From the first line of the listing below to the line with "const fmt = d3.format('.0%');", print each line exactly, and nothing more. Leave out the pictures.
--- Start of Data block ---
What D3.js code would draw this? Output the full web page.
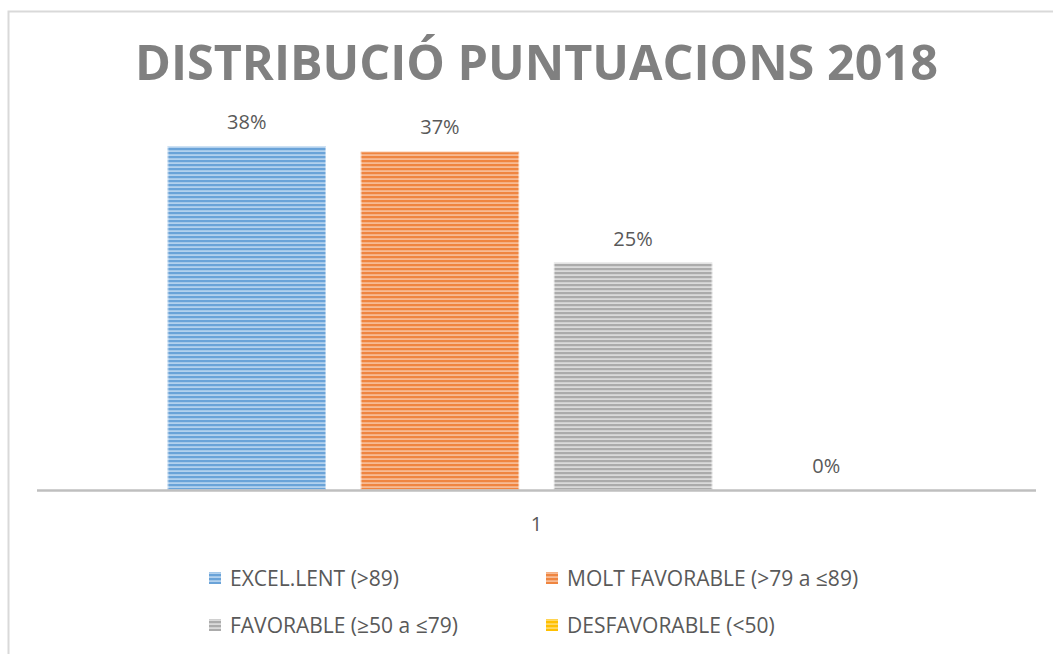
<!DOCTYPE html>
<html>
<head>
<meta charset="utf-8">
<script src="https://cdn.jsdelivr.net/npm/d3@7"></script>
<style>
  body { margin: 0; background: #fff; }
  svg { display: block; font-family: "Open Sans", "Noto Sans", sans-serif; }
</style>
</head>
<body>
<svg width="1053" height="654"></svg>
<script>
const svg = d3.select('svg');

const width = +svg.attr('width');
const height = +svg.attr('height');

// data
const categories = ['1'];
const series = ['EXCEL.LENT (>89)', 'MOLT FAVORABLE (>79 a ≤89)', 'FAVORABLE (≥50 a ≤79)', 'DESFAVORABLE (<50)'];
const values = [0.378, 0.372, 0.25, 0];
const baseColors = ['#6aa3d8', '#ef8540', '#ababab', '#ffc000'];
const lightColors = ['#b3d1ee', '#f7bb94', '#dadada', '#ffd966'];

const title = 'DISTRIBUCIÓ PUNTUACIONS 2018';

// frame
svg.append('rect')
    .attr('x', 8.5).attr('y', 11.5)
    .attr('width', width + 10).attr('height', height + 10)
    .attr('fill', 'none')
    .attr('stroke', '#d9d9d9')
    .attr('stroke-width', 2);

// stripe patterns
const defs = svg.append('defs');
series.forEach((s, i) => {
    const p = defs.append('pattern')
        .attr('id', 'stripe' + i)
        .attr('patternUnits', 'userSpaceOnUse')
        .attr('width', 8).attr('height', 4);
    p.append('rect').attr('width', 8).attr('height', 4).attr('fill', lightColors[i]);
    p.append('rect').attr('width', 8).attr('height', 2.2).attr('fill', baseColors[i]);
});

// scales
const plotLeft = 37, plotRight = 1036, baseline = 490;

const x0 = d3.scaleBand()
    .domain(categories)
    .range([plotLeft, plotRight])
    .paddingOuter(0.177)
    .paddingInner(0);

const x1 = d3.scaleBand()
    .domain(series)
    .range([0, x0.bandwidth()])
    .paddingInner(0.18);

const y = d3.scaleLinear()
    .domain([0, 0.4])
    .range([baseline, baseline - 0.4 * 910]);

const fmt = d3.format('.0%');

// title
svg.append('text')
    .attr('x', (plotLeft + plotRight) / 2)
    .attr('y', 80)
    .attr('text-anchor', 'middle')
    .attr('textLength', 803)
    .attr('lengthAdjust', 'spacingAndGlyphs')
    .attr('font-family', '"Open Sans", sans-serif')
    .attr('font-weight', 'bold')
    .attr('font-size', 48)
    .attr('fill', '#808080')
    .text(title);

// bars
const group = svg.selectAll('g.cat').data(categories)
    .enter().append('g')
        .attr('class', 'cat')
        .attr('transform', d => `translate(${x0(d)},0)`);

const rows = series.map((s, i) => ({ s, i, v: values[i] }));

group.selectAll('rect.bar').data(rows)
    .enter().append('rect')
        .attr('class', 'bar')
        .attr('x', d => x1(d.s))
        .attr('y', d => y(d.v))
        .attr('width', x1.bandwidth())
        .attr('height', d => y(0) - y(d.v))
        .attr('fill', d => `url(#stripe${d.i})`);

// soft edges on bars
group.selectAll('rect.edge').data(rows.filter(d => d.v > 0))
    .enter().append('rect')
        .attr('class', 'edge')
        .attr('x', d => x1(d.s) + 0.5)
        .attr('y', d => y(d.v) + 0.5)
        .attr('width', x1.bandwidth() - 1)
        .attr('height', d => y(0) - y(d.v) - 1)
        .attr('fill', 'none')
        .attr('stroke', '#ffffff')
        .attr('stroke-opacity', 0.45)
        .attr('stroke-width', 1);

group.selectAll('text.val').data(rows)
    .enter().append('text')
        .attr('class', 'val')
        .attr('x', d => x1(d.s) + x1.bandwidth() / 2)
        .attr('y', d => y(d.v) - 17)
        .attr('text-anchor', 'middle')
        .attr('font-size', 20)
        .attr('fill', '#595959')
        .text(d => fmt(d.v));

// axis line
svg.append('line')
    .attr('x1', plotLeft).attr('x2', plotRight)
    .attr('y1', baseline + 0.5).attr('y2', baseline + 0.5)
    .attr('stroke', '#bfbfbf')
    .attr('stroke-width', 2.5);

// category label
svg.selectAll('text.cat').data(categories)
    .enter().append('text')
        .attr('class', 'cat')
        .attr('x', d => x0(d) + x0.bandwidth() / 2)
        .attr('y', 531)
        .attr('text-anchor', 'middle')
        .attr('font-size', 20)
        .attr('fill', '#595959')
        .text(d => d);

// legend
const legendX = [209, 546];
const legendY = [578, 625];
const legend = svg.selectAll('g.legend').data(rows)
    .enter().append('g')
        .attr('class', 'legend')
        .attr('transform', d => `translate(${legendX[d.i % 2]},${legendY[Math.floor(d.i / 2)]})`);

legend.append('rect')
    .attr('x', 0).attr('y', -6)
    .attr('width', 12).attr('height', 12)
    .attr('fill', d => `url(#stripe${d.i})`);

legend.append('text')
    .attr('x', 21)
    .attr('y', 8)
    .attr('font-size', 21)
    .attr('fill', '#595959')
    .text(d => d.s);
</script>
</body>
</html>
--- End of Data block ---
▶ **Written answer**
What D3.js code would draw this? Output the full web page.
<!DOCTYPE html>
<html>
<head>
<meta charset="utf-8">
<script src="https://cdn.jsdelivr.net/npm/d3@7"></script>
<style>
  body { margin: 0; background: #fff; }
  svg { display: block; font-family: "Open Sans", "Noto Sans", sans-serif; }
</style>
</head>
<body>
<svg width="1053" height="654"></svg>
<script>
const svg = d3.select('svg');

const width = +svg.attr('width');
const height = +svg.attr('height');

// data
const categories = ['1'];
const series = ['EXCEL.LENT (>89)', 'MOLT FAVORABLE (>79 a ≤89)', 'FAVORABLE (≥50 a ≤79)', 'DESFAVORABLE (<50)'];
const values = [0.378, 0.372, 0.25, 0];
const baseColors = ['#6aa3d8', '#ef8540', '#ababab', '#ffc000'];
const lightColors = ['#b3d1ee', '#f7bb94', '#dadada', '#ffd966'];

const title = 'DISTRIBUCIÓ PUNTUACIONS 2018';

// frame
svg.append('rect')
    .attr('x', 8.5).attr('y', 11.5)
    .attr('width', width + 10).attr('height', height + 10)
    .attr('fill', 'none')
    .attr('stroke', '#d9d9d9')
    .attr('stroke-width', 2);

// stripe patterns
const defs = svg.append('defs');
series.forEach((s, i) => {
    const p = defs.append('pattern')
        .attr('id', 'stripe' + i)
        .attr('patternUnits', 'userSpaceOnUse')
        .attr('width', 8).attr('height', 4);
    p.append('rect').attr('width', 8).attr('height', 4).attr('fill', lightColors[i]);
    p.append('rect').attr('width', 8).attr('height', 2.2).attr('fill', baseColors[i]);
});

// scales
const plotLeft = 37, plotRight = 1036, baseline = 490;

const x0 = d3.scaleBand()
    .domain(categories)
    .range([plotLeft, plotRight])
    .paddingOuter(0.177)
    .paddingInner(0);

const x1 = d3.scaleBand()
    .domain(series)
    .range([0, x0.bandwidth()])
    .paddingInner(0.18);

const y = d3.scaleLinear()
    .domain([0, 0.4])
    .range([baseline, baseline - 0.4 * 910]);

const fmt = d3.format('.0%');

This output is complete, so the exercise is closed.